Intervenção no RJ enfrenta pressão internacional e questionamentos jurídicos


19/03/2018 - helio batista

Rio de Janeiro – Militares seguem operando na favela da Rocinha para combater confrontos entre facções de traficantes de drogas (Fernando Frazão/Agência Brasil)

“Esperamos que o STF declare inconstitucional o decreto

[de intervenção militar no RJ]

, e que enquanto isso o Judiciário local aja firmemente para evitar violações de direitos”, diz o advogado Rafael Custódio, coordenador da área de Violência Institucional da ONG Conectas Direitos Humanos.

A ONG é uma das mais de 40 organizações da sociedade civil e movimentos sociais que no início de março protocolaram representação solicitando à Procuradora Geral da República, Raquel Dodge, que ela ingresse no STF com ação apontando as inconstitucionalidades do decreto presidencial 9288/2018. Na sexta-feira, 16, o ministro Ricardo Lewandowski encaminhou outra Ação de Inconstitucionalidade contra a intervenção ao plenário da Corte Suprema.

O decreto, que completou um mês no último dia 15, transferiu a segurança pública do Estado do Rio de Janeiro para o governo federal e designou como interventor o general do Exército Walter Braga Netto, comandante militar do Leste.

Para a Conectas e as demais organizações que protocolaram a representação, o decreto do presidente Michel Temer (PMDB) fere a Constituição ao atribuir a um militar funções que são exclusivas de um governador eleito. As entidades também questionam o fato de o interventor não estar sujeito às normas estaduais que conflitarem com as medidas necessárias à intervenção, conforme o artigo 3º do decreto.

Há preocupação, ainda, com os efeitos da Lei 13.491/2017, que transferiu à Justiça Militar a competência para julgar crimes dolosos contra a vida praticados por militares contra civis.

“Esse é mais um ponto que escancara a inconstitucionalidade do decreto porque, ao determinar o caráter militar do interventor, este é submetido à Justiça Militar e não à Justiça comum, eliminando qualquer tipo de controle social sobre suas ações”, aponta Custódio.

Logo depois da intervenção, declarações do comandante do Exército, General Eduardo Villas Bôas, afirmando que “militares precisam ter garantia para agir sem o risco de surgir uma nova Comissão da Verdade” aumentaram essa preocupação.

Desproporcional

Mas os questionamentos jurídicos que pesam sobre a intervenção não param por aí.

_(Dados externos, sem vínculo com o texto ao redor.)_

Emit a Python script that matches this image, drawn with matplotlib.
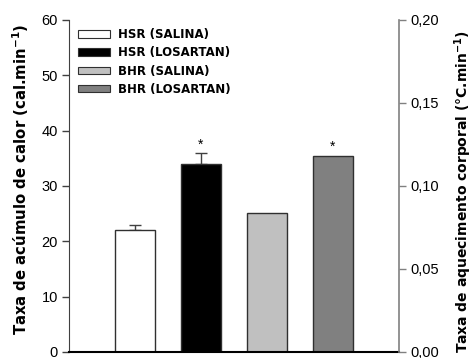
import matplotlib
matplotlib.use("Agg")
import matplotlib.pyplot as plt
from matplotlib.patches import Patch

plt.rcParams['font.family'] = ['Liberation Sans', 'DejaVu Sans']
plt.rcParams['mathtext.fontset'] = 'dejavusans'

groups = ["HSR (SALINA)", "HSR (LOSARTAN)", "BHR (SALINA)", "BHR (LOSARTAN)"]
values = [22.0, 34.0, 25.2, 35.5]
errors = [1.0, 1.9, 0.0, 0.0]
signif = [False, True, False, True]
colors = ["#ffffff", "#000000", "#c0c0c0", "#808080"]
left_ticks = [0, 10, 20, 30, 40, 50, 60]
right_ticks = [0.0, 0.05, 0.10, 0.15, 0.20]
right_labels = ["0,00", "0,05", "0,10", "0,15", "0,20"]

fig = plt.figure(figsize=(4.75, 3.58), dpi=100)
ax = fig.add_axes([0.1453, 0.0168, 0.6947, 0.9274])
x = list(range(1, len(values) + 1))
for xi, v, e, c in zip(x, values, errors, colors):
    ax.bar(xi, v, width=0.6, color=c, edgecolor="#303030", linewidth=1.0, zorder=2)
    if e > 0:
        ax.errorbar(xi, v, yerr=[[0], [e]], fmt='none', ecolor="#404040",
                    elinewidth=1.0, capsize=4, capthick=1.0, zorder=1)
for xi, v, e, s in zip(x, values, errors, signif):
    if s:
        ax.text(xi, v + e + 0.3, "*", ha='center', va='bottom', fontsize=10)

ax.set_xlim(0, 5)
ax.set_ylim(0, 60)
ax.set_yticks(left_ticks)
ax.set_xticks([])
ax.tick_params(axis='y', labelsize=10.5, direction='out', length=5, width=1, color="#404040", pad=3)
for s in ['top', 'right']:
    ax.spines[s].set_visible(False)
ax.spines['left'].set_color("#404040")
ax.spines['bottom'].set_color("#000000")
ax.spines['bottom'].set_linewidth(1.5)

ax2 = ax.twinx()
ax2.set_ylim(0, 0.2)
ax2.set_yticks(right_ticks)
ax2.set_yticklabels(right_labels)
ax2.tick_params(axis='y', labelsize=10.5, direction='out', length=5, width=1, color="#808080", pad=3)
for s in ['top', 'left', 'bottom']:
    ax2.spines[s].set_visible(False)
ax2.spines['right'].set_color("#808080")
ax2.spines['right'].set_linewidth(1.2)

fig.text(21 / 475, 0.5, "Taxa de acúmulo de calor (cal.min$^{\\mathbf{-1}}$)",
         rotation=90, ha='center', va='center', fontsize=10.7, fontweight='bold', family='DejaVu Sans')
fig.text(463 / 475, 0.4637, "Taxa de aquecimento corporal (°C.min$^{\\mathbf{-1}}$)",
         rotation=90, ha='center', va='center', fontsize=10.0, fontweight='bold', family='DejaVu Sans')

handles = [Patch(facecolor=c, edgecolor="#303030", linewidth=0.8) for c in colors]
leg = ax.legend(handles, groups, loc='upper left', bbox_to_anchor=(0.027, 0.976), frameon=False,
                prop={'weight': 'bold', 'size': 8.5, 'family': 'DejaVu Sans'},
                handlelength=2.7, handleheight=0.6,
                labelspacing=0.45, handletextpad=0.68, borderpad=0, borderaxespad=0)

fig.savefig("out.png", dpi=100)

As organizações ainda denunciam que o decreto fere o princípio da proporcionalidade, uma vez que não houve mudança na situação da segurança pública do Rio que justifique uma medida excepcional como a intervenção.

O Conselho da República e o Conselho de Defesa Nacional também não foram devidamente consultados antes da edição do decreto, como exige a Constituição, sendo convocados às pressas e sem a formação completa.

“Estamos em contato direto com parceiros no Rio para auxiliar no que for preciso no monitoramento das ações dos militares e  consideramos que a comunidade internacional precisa ser alertada do que está acontecendo”, afirma o advogado. “Temos realizado ações de denúncia e sensibilização para que haja pressão externa contra os abusos.”

Papel do Judiciário

No último dia 13, o escritório para América do Sul do Alto Comissariado das Nações Unidas para os Direitos Humanos (ACNUDH) e a Comissão Interamericana de Direitos Humanos (CIDH) divulgaram nota conjunta em que manifestam preocupação com o risco de violações causadas pela intervenção federal.

O comunicado adverte que o decreto não delimita claramente o alcance da medida, nem como será executada, e pede a formulação de uma política mais ampla para a questão das drogas.

Para o coordenador da Conectas, o balanço do primeiro mês mostra que a intervenção vai justamente no sentido contrário, ao empregar a lógica de “guerra” e utilizar mecanismos de criminalização dos mais pobres.

“De um lado, a intervenção comprovou ser uma medida populista – ao não apresentar qualquer resultado concreto na segurança pública – e, do outro, uma medida que na verdade agrava as tensões e conflitos com grupos armados no Estado”, afirma.

Ele aponta o número de mortos pela violência no Rio nos últimos dias, entre eles a vereadora Marielle Franco e o motorista Anderson Pereira Gomes, como uma demonstração desse agravamento.

O advogado ressalta que o Judiciário também tem um papel fundamental para impedir violações de direitos, mas não esconde a desconfiança de que a atuação desse Poder fique aquém das suas responsabilidades. “Num contexto político tão complexo como o atual, nosso receio é que haja um certo constrangimento ou recuo nesse sentido, o que seria lamentável.”